SOCIETE

Adrien Nguema Mba face aux jeunes diplômés en anthropologie : une déclaration controversée qui soulève des interrogations

Libreville, Gabon – Les propos tenus récemment par le Ministre du Travail et de la Lutte contre le Chômage, Adrien Nguema Mba, à propos des jeunes diplômés en anthropologie, continuent de susciter une vive polémique. Lors d’un reportage diffusé sur un média local, devenu rapidement viral sur la toile, le ministre a affirmé détenir 1 200 dossiers de jeunes diplômés en anthropologie, tout en s’interrogeant sur leur avenir professionnel dans un Gabon en pleine « période de transition ».
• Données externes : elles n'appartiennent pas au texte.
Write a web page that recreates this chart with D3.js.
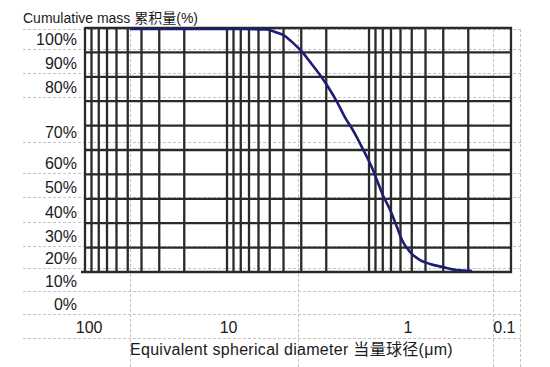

Sa remarque, « Qu’est-ce que vous voulez qu’on fasse avec les diplômés d’anthropologie au Gabon en temps de transition ? », a été perçue par beaucoup comme un aveu d’échec de la part des autorités concernant l’insertion professionnelle des jeunes dans des filières perçues comme “non productives”. Implicitement, le ministre a semblé suggérer que l’anthropologie n’a pas de place dans le marché de l’emploi gabonais actuel, un constat qui a choqué de nombreux diplômés et spécialistes du secteur universitaire.

Une déclaration mal accueillie : déni ou réalité ?
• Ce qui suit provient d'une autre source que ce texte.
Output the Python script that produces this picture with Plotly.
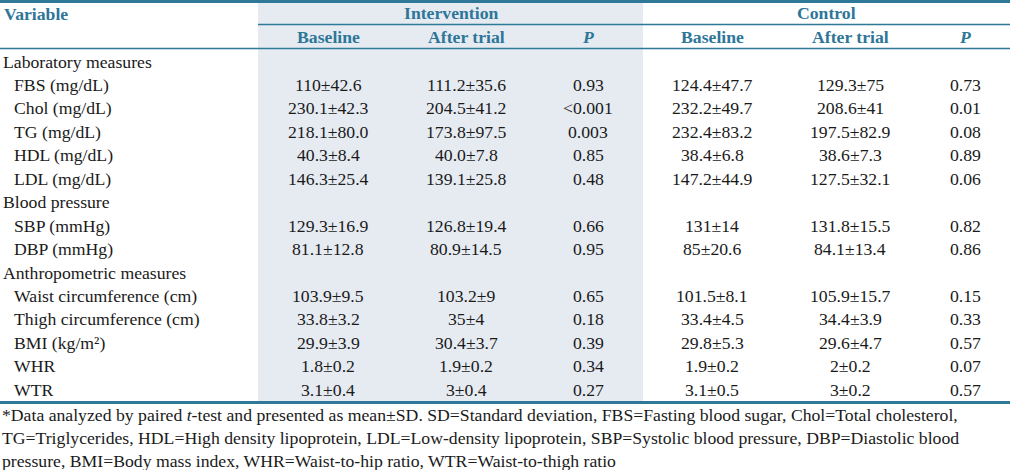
import plotly.graph_objects as go

# ---------------- data ----------------
variables = ["Laboratory measures", "FBS (mg/dL)", "Chol (mg/dL)", "TG (mg/dL)", "HDL (mg/dL)",
             "LDL (mg/dL)", "Blood pressure", "SBP (mmHg)", "DBP (mmHg)", "Anthropometric measures",
             "Waist circumference (cm)", "Thigh circumference (cm)", "BMI (kg/m²)", "WHR", "WTR"]
is_group = [True, False, False, False, False, False, True, False, False, True,
            False, False, False, False, False]
int_baseline = ["", "110±42.6", "230.1±42.3", "218.1±80.0", "40.3±8.4", "146.3±25.4", "",
                "129.3±16.9", "81.1±12.8", "", "103.9±9.5", "33.8±3.2", "29.9±3.9", "1.8±0.2", "3.1±0.4"]
int_after = ["", "111.2±35.6", "204.5±41.2", "173.8±97.5", "40.0±7.8", "139.1±25.8", "",
             "126.8±19.4", "80.9±14.5", "", "103.2±9", "35±4", "30.4±3.7", "1.9±0.2", "3±0.4"]
int_p = ["", "0.93", "<0.001", "0.003", "0.85", "0.48", "", "0.66", "0.95", "",
         "0.65", "0.18", "0.39", "0.34", "0.27"]
ctl_baseline = ["", "124.4±47.7", "232.2±49.7", "232.4±83.2", "38.4±6.8", "147.2±44.9", "",
                "131±14", "85±20.6", "", "101.5±8.1", "33.4±4.5", "29.8±5.3", "1.9±0.2", "3.1±0.5"]
ctl_after = ["", "129.3±75", "208.6±41", "197.5±82.9", "38.6±7.3", "127.5±32.1", "",
             "131.8±15.5", "84.1±13.4", "", "105.9±15.7", "34.4±3.9", "29.6±4.7", "2±0.2", "3±0.2"]
ctl_p = ["", "0.73", "0.01", "0.08", "0.89", "0.06", "", "0.82", "0.86", "",
         "0.15", "0.33", "0.57", "0.07", "0.57"]
group_headers = ["Intervention", "Control"]
sub_headers = ["Baseline", "After trial", "<i>P</i>"]
footnote = [
    "*Data analyzed by paired <i>t</i>-test and presented as mean±SD. SD=Standard deviation, FBS=Fasting blood sugar, Chol=Total cholesterol,",
    "TG=Triglycerides, HDL=High density lipoprotein, LDL=Low-density lipoprotein, SBP=Systolic blood pressure, DBP=Diastolic blood",
    "pressure, BMI=Body mass index, WHR=Waist-to-hip ratio, WTR=Waist-to-thigh ratio",
]

# ---------------- layout constants ----------------
W, H = 1010, 470
FONT = "Liberation Serif, Times New Roman, DejaVu Serif, serif"
FS = 17.7
TEAL = "#2E7698"
LINE = "#2F7898"
SHADE = "#E6EBF2"
col_x = [328, 466, 588, 712, 850, 965]
group_x = [450.5, 826.5]
row_y0, row_dy = 61.5, 23.45
foot_y0, foot_dy = 415, 23

fig = go.Figure()
fig.add_trace(go.Scatter(x=[0, W], y=[0, H], mode="markers", marker=dict(opacity=0), hoverinfo="skip",
                         showlegend=False))

shapes = [
    dict(type="rect", x0=258, x1=643, y0=3, y1=401, fillcolor=SHADE, line=dict(width=0), layer="below"),
    dict(type="line", x0=0, x1=W, y0=1.5, y1=1.5, line=dict(color=LINE, width=3)),
    dict(type="line", x0=258, x1=W, y0=24.5, y1=24.5, line=dict(color=LINE, width=1.3)),
    dict(type="line", x0=0, x1=W, y0=48.5, y1=48.5, line=dict(color=LINE, width=1.3)),
    dict(type="line", x0=0, x1=W, y0=402.5, y1=402.5, line=dict(color=LINE, width=3)),
]

ann = []
hfont = dict(family=FONT, size=FS, color=TEAL)
ann.append(dict(x=2, y=14, text="<b>Variable</b>", xanchor="left", yanchor="middle", showarrow=False, font=hfont))
for gx, g in zip(group_x, group_headers):
    ann.append(dict(x=gx, y=13, text=f"<b>{g}</b>", xanchor="center", yanchor="middle", showarrow=False, font=hfont))
for k, cx in enumerate(col_x):
    ann.append(dict(x=cx, y=36.5, text=f"<b>{sub_headers[k % 3]}</b>", xanchor="center", yanchor="middle",
                    showarrow=False, font=hfont))

bfont = dict(family=FONT, size=FS, color="#1a1a1a")
columns = [int_baseline, int_after, int_p, ctl_baseline, ctl_after, ctl_p]
for i, name in enumerate(variables):
    y = row_y0 + i * row_dy
    ann.append(dict(x=1 if is_group[i] else 12, y=y, text=name, xanchor="left", yanchor="middle",
                    showarrow=False, font=bfont))
    for cx, col in zip(col_x, columns):
        if col[i]:
            ann.append(dict(x=cx, y=y, text=col[i].replace("<", "&lt;"), xanchor="center", yanchor="middle",
                            showarrow=False, font=bfont))

for j, line in enumerate(footnote):
    ann.append(dict(x=0, y=foot_y0 + j * foot_dy, text=line, xanchor="left", yanchor="middle",
                    showarrow=False, font=bfont))

fig.update_layout(
    width=W, height=H, margin=dict(l=0, r=0, t=0, b=0),
    paper_bgcolor="white", plot_bgcolor="white",
    xaxis=dict(range=[0, W], visible=False, fixedrange=True),
    yaxis=dict(range=[H, 0], visible=False, fixedrange=True),
    shapes=shapes, annotations=ann, showlegend=False,
)
fig.write_html("out.html", config={"displayModeBar": False},
               post_script="document.body.style.margin='0';document.body.style.overflow='hidden';")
Pour une grande partie de la jeunesse diplômée, les propos du ministre révèlent non seulement un manque de considération pour les disciplines académiques telles que l’anthropologie, mais aussi une absence de vision à long terme en matière de politique de l’emploi. En suggérant que ces diplômés ne trouvent pas leur place dans l’économie gabonaise, le ministre renforce l’idée que certaines filières universitaires, malgré des années de formation, n’offrent pas d’issues viables.

Cependant, de nombreux experts soulignent que l’anthropologie, discipline qui étudie les sociétés humaines, leurs cultures et leurs dynamiques sociales, pourrait jouer un rôle clé dans des secteurs tels que la gestion des populations, le développement communautaire, ou encore la compréhension des crises sociales et politiques, particulièrement dans un pays en transition comme le Gabon. Plutôt que de remettre en cause l’utilité de la discipline, la question devrait porter sur l’adaptation des politiques publiques pour valoriser ces compétences spécifiques.

L’entrepreneuriat comme seule alternative : une fuite en avant ?

Lors de son intervention, Adrien Nguema Mba a également laissé entendre que l’entrepreneuriat pourrait être une voie à envisager pour ces jeunes diplômés. Toutefois, cette réponse a été largement critiquée. “Proposer l’entrepreneuriat à tout va, c’est une manière d’éviter de traiter le véritable problème“, déclare un économiste gabonais. “Ces jeunes ont été formés pour servir leur pays, pour apporter une plus-value intellectuelle et culturelle, et l’État ne peut pas les abandonner à eux-mêmes.”

Si l’entrepreneuriat est effectivement une option intéressante pour certains, il ne peut être vu comme une solution universelle, surtout dans un contexte où les opportunités économiques sont limitées et où les soutiens structurels pour les jeunes entrepreneurs restent fragiles. En proposant l’entrepreneuriat comme solution à la place d’une véritable politique d’intégration professionnelle, le gouvernement semble ignorer les défis réels auxquels font face ces jeunes diplômés.

Une remise en question du système d’orientation universitaire

Au-delà de la polémique, les propos du ministre soulèvent une question plus profonde sur l’orientation universitaire au Gabon. Chaque année, des milliers de jeunes s’engagent dans des cursus universitaires sans véritable garantie d’insertion professionnelle à la fin de leurs études. Ce dysfonctionnement, couplé à l’absence d’une stratégie claire pour intégrer des disciplines comme l’anthropologie dans les politiques publiques, contribue à renforcer la fracture entre l’université et le marché de l’emploi.

Pour de nombreux observateurs, il est urgent que le gouvernement revoie ses priorités en matière d’éducation et d’emploi, en adaptant l’offre de formation aux besoins réels du pays, tout en assurant une meilleure intégration des diplômés dans tous les secteurs de l’économie, y compris ceux traditionnellement sous-estimés comme les sciences humaines.